**Data**
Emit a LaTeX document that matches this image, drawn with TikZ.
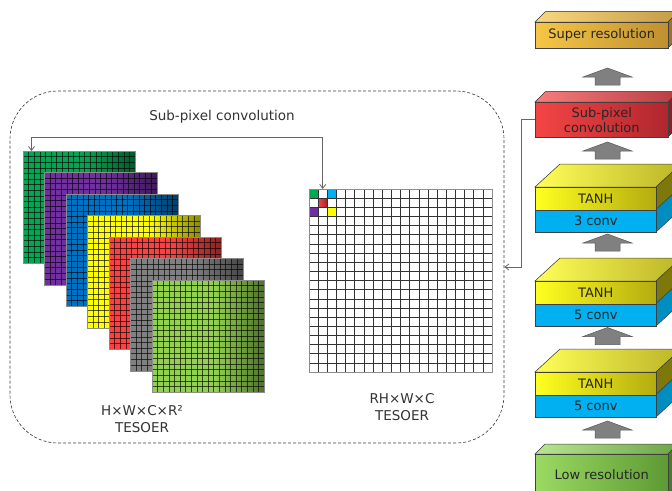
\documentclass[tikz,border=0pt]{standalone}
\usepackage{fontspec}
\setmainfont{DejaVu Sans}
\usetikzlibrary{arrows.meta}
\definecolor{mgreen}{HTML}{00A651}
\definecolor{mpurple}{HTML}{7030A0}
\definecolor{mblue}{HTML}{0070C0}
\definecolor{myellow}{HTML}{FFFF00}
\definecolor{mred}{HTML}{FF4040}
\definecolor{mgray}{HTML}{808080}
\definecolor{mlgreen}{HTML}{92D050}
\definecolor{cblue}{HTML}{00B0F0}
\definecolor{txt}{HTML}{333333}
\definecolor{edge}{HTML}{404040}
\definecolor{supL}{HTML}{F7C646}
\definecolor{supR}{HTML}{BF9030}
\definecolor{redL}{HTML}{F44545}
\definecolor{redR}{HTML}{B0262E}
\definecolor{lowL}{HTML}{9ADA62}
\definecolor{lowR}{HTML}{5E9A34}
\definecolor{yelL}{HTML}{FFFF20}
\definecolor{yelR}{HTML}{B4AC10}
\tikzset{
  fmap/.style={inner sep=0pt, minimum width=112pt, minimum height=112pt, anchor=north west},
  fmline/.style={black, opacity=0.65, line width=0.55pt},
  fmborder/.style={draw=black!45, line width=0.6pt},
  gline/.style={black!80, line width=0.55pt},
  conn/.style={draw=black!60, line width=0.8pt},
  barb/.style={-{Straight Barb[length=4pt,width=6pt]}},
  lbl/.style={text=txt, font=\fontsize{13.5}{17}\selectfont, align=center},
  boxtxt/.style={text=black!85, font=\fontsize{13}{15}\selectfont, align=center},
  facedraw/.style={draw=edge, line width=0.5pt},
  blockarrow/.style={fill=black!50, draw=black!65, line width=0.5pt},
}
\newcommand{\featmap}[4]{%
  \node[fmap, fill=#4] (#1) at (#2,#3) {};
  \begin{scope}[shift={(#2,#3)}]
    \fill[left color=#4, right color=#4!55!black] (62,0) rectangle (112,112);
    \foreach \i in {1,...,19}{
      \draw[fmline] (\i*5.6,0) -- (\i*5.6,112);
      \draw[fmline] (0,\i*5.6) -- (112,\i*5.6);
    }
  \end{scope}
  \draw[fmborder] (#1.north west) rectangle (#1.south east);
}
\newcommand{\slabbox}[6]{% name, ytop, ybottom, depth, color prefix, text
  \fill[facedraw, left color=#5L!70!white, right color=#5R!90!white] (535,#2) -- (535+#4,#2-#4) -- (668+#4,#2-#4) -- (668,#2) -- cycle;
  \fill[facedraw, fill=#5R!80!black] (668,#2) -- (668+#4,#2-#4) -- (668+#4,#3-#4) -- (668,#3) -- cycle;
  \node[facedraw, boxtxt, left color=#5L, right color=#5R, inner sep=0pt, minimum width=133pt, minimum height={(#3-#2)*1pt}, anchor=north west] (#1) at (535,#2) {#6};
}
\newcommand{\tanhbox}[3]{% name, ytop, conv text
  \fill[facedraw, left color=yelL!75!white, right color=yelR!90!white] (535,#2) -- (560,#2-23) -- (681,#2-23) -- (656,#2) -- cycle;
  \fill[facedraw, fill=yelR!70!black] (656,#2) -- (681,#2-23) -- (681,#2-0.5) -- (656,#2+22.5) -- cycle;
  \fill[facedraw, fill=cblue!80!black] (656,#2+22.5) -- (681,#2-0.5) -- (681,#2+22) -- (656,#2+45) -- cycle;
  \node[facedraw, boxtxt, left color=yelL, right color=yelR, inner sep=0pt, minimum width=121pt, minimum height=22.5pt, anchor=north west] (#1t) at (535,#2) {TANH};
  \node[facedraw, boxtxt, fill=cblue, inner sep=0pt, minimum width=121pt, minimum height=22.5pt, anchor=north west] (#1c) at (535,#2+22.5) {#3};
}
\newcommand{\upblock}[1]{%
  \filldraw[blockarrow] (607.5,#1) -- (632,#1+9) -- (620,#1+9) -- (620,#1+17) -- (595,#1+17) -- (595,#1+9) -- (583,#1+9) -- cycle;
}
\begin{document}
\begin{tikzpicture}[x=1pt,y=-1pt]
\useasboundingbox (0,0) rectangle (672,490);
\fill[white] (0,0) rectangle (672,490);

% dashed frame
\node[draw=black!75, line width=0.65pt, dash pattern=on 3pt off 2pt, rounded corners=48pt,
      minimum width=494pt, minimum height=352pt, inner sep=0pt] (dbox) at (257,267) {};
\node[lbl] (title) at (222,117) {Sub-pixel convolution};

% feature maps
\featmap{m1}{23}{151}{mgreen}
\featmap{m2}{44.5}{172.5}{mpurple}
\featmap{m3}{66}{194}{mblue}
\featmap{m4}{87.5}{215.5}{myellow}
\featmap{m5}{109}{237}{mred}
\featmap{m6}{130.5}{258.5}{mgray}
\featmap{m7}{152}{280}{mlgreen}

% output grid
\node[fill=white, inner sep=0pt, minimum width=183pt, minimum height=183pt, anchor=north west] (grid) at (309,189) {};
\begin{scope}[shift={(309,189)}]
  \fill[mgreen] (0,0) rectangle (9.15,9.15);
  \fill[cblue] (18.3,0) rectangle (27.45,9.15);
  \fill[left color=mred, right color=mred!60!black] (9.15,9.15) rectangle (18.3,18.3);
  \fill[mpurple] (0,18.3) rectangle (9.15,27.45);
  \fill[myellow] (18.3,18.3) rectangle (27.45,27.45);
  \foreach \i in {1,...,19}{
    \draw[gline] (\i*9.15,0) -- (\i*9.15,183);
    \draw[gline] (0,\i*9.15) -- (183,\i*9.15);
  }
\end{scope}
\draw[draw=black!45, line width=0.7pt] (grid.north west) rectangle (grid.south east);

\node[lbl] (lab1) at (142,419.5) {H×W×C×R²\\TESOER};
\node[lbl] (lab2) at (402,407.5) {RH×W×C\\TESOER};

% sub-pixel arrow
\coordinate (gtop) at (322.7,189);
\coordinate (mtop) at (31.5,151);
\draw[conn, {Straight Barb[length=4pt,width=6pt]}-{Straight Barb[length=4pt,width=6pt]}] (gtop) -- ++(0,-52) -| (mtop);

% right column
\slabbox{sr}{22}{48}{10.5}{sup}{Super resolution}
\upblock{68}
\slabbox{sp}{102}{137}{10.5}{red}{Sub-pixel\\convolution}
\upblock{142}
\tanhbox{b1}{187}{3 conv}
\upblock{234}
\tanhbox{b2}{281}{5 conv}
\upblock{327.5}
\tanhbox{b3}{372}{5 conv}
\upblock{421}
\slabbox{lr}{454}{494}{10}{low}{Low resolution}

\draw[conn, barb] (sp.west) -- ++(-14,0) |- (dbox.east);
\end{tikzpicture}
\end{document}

**Stated exercise**
Without the pictures, write out the whole listing above exactly as it appears.

**Task result**
Emit a LaTeX document that matches this image, drawn with TikZ.
\documentclass[tikz,border=0pt]{standalone}
\usepackage{fontspec}
\setmainfont{DejaVu Sans}
\usetikzlibrary{arrows.meta}
\definecolor{mgreen}{HTML}{00A651}
\definecolor{mpurple}{HTML}{7030A0}
\definecolor{mblue}{HTML}{0070C0}
\definecolor{myellow}{HTML}{FFFF00}
\definecolor{mred}{HTML}{FF4040}
\definecolor{mgray}{HTML}{808080}
\definecolor{mlgreen}{HTML}{92D050}
\definecolor{cblue}{HTML}{00B0F0}
\definecolor{txt}{HTML}{333333}
\definecolor{edge}{HTML}{404040}
\definecolor{supL}{HTML}{F7C646}
\definecolor{supR}{HTML}{BF9030}
\definecolor{redL}{HTML}{F44545}
\definecolor{redR}{HTML}{B0262E}
\definecolor{lowL}{HTML}{9ADA62}
\definecolor{lowR}{HTML}{5E9A34}
\definecolor{yelL}{HTML}{FFFF20}
\definecolor{yelR}{HTML}{B4AC10}
\tikzset{
  fmap/.style={inner sep=0pt, minimum width=112pt, minimum height=112pt, anchor=north west},
  fmline/.style={black, opacity=0.65, line width=0.55pt},
  fmborder/.style={draw=black!45, line width=0.6pt},
  gline/.style={black!80, line width=0.55pt},
  conn/.style={draw=black!60, line width=0.8pt},
  barb/.style={-{Straight Barb[length=4pt,width=6pt]}},
  lbl/.style={text=txt, font=\fontsize{13.5}{17}\selectfont, align=center},
  boxtxt/.style={text=black!85, font=\fontsize{13}{15}\selectfont, align=center},
  facedraw/.style={draw=edge, line width=0.5pt},
  blockarrow/.style={fill=black!50, draw=black!65, line width=0.5pt},
}
\newcommand{\featmap}[4]{%
  \node[fmap, fill=#4] (#1) at (#2,#3) {};
  \begin{scope}[shift={(#2,#3)}]
    \fill[left color=#4, right color=#4!55!black] (62,0) rectangle (112,112);
    \foreach \i in {1,...,19}{
      \draw[fmline] (\i*5.6,0) -- (\i*5.6,112);
      \draw[fmline] (0,\i*5.6) -- (112,\i*5.6);
    }
  \end{scope}
  \draw[fmborder] (#1.north west) rectangle (#1.south east);
}
\newcommand{\slabbox}[6]{% name, ytop, ybottom, depth, color prefix, text
  \fill[facedraw, left color=#5L!70!white, right color=#5R!90!white] (535,#2) -- (535+#4,#2-#4) -- (668+#4,#2-#4) -- (668,#2) -- cycle;
  \fill[facedraw, fill=#5R!80!black] (668,#2) -- (668+#4,#2-#4) -- (668+#4,#3-#4) -- (668,#3) -- cycle;
  \node[facedraw, boxtxt, left color=#5L, right color=#5R, inner sep=0pt, minimum width=133pt, minimum height={(#3-#2)*1pt}, anchor=north west] (#1) at (535,#2) {#6};
}
\newcommand{\tanhbox}[3]{% name, ytop, conv text
  \fill[facedraw, left color=yelL!75!white, right color=yelR!90!white] (535,#2) -- (560,#2-23) -- (681,#2-23) -- (656,#2) -- cycle;
  \fill[facedraw, fill=yelR!70!black] (656,#2) -- (681,#2-23) -- (681,#2-0.5) -- (656,#2+22.5) -- cycle;
  \fill[facedraw, fill=cblue!80!black] (656,#2+22.5) -- (681,#2-0.5) -- (681,#2+22) -- (656,#2+45) -- cycle;
  \node[facedraw, boxtxt, left color=yelL, right color=yelR, inner sep=0pt, minimum width=121pt, minimum height=22.5pt, anchor=north west] (#1t) at (535,#2) {TANH};
  \node[facedraw, boxtxt, fill=cblue, inner sep=0pt, minimum width=121pt, minimum height=22.5pt, anchor=north west] (#1c) at (535,#2+22.5) {#3};
}
\newcommand{\upblock}[1]{%
  \filldraw[blockarrow] (607.5,#1) -- (632,#1+9) -- (620,#1+9) -- (620,#1+17) -- (595,#1+17) -- (595,#1+9) -- (583,#1+9) -- cycle;
}
\begin{document}
\begin{tikzpicture}[x=1pt,y=-1pt]
\useasboundingbox (0,0) rectangle (672,490);
\fill[white] (0,0) rectangle (672,490);

% dashed frame
\node[draw=black!75, line width=0.65pt, dash pattern=on 3pt off 2pt, rounded corners=48pt,
      minimum width=494pt, minimum height=352pt, inner sep=0pt] (dbox) at (257,267) {};
\node[lbl] (title) at (222,117) {Sub-pixel convolution};

% feature maps
\featmap{m1}{23}{151}{mgreen}
\featmap{m2}{44.5}{172.5}{mpurple}
\featmap{m3}{66}{194}{mblue}
\featmap{m4}{87.5}{215.5}{myellow}
\featmap{m5}{109}{237}{mred}
\featmap{m6}{130.5}{258.5}{mgray}
\featmap{m7}{152}{280}{mlgreen}

% output grid
\node[fill=white, inner sep=0pt, minimum width=183pt, minimum height=183pt, anchor=north west] (grid) at (309,189) {};
\begin{scope}[shift={(309,189)}]
  \fill[mgreen] (0,0) rectangle (9.15,9.15);
  \fill[cblue] (18.3,0) rectangle (27.45,9.15);
  \fill[left color=mred, right color=mred!60!black] (9.15,9.15) rectangle (18.3,18.3);
  \fill[mpurple] (0,18.3) rectangle (9.15,27.45);
  \fill[myellow] (18.3,18.3) rectangle (27.45,27.45);
  \foreach \i in {1,...,19}{
    \draw[gline] (\i*9.15,0) -- (\i*9.15,183);
    \draw[gline] (0,\i*9.15) -- (183,\i*9.15);
  }
\end{scope}
\draw[draw=black!45, line width=0.7pt] (grid.north west) rectangle (grid.south east);

\node[lbl] (lab1) at (142,419.5) {H×W×C×R²\\TESOER};
\node[lbl] (lab2) at (402,407.5) {RH×W×C\\TESOER};

% sub-pixel arrow
\coordinate (gtop) at (322.7,189);
\coordinate (mtop) at (31.5,151);
\draw[conn, {Straight Barb[length=4pt,width=6pt]}-{Straight Barb[length=4pt,width=6pt]}] (gtop) -- ++(0,-52) -| (mtop);

% right column
\slabbox{sr}{22}{48}{10.5}{sup}{Super resolution}
\upblock{68}
\slabbox{sp}{102}{137}{10.5}{red}{Sub-pixel\\convolution}
\upblock{142}
\tanhbox{b1}{187}{3 conv}
\upblock{234}
\tanhbox{b2}{281}{5 conv}
\upblock{327.5}
\tanhbox{b3}{372}{5 conv}
\upblock{421}
\slabbox{lr}{454}{494}{10}{low}{Low resolution}

\draw[conn, barb] (sp.west) -- ++(-14,0) |- (dbox.east);
\end{tikzpicture}
\end{document}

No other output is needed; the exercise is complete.